The project consists of three main objectives. First, I investigate whether and how preferences of European natives in social interactions depend on others’ ethnicity. Are natives as altruistic, reciprocal, envious to immigrants as compared to other natives? Second, I study whether natives have different fairness ideals—what constitutes a fair distribution of resources from the perspective of an impartial spectator—when it comes to natives than when it comes to non-natives. Third, I analyse whether preferences and fairness ideals depend on exposure to diversity: do preferences and fairness ideals of natives change as contact with non-natives increases, and, if so, how?
- The work on taste-based discrimination in the Netherlands has been published in a highly ranked economics journal (cf. ‘Return on trust is lower for immigrants’ in the Economic Journal, 2019, joint with Elena Cettolin). The main result is that native Dutch individuals reciprocate trust put in them by a person with a non-Western background up to 13% less than trust by a fellow native.

- The work on the effect of contact with ethnic minorities on ethnic discrimination and attitudes to immigrants has made substantial progress. A working paper came out in the CEPR working paper series that focuses on the effect of the proximity of asylum seekers on attitudes to immigrants and taste-based discrimination in the Netherlands. The main result is that living in the vicinity of a refugee center tends to improve one's attitude to immigrants. The effect is particularly positive if centers are open for a longer time, that is, if exposure lasts for more than 6 months. We argue that the effect is due to positive contact: the higher the likelihood that locals have actual contact with refugees, the more positive they think about them and behave towards them. Currently, we are revising the paper and integrating novel results on political preferences. We find that living in the vicinity of a refugee center reduces the likelihood that people intend to vote for the far-right. The expectation is that the updated version of the paper will be ready mid 2021.

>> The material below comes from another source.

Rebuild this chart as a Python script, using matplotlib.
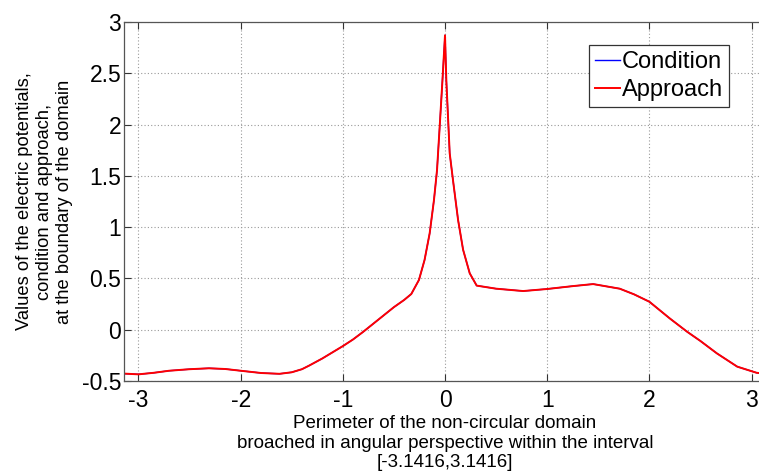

- Experiments on discriminative fairness ideals are currently in preparation. Forces are joined with a team of top researchers from the NHH-Norwegian School of Economics in Bergen (Alexander Cappelen and Bertil Tungodden) so that more European countries than the Netherlands and Germany can be covered in the research (e.g. France and Italy).

- Sigrid Suetens has delivered several presentations at universities in invited seminars that cover the work in the ERC project and is being invited to talk in particular about this work (e.g. Wurzburg, Regensburg). In addition, on the agenda is a plenary talk at the World Economic Science Association, organized by Simon Fraser University in Vancouver (July 4-7, 2019), on ‘Discrimination and tastes: Evidence from the Netherlands’ (expected audience of about 200 attendants).
Expectations are that from the planned experiments we will obtain novel insights into aspects of ethnic discrimination in Europe that have not been studied so far:

a) We will learn about what exactly drives people to discriminate ethnic minorities (do they dislike that ethnically different others earn more than themselves? do they punish ethnically different others harsher if they do something immoral? etc.)
b) We will learn whether fairness ideals are discriminative. Do natives think differently about redistribution depending on who are the beneficiaries?
c) We will learn whether fairness ideals depend on how people earn their money. In particular, we will learn how important responsibility is for the way people are willing to redistribute (for example, if ethnically different others have worked for their money and they earn more than a fellow native person, is redistribution going to be less or more discriminative than if money earnings are randomly allocated?)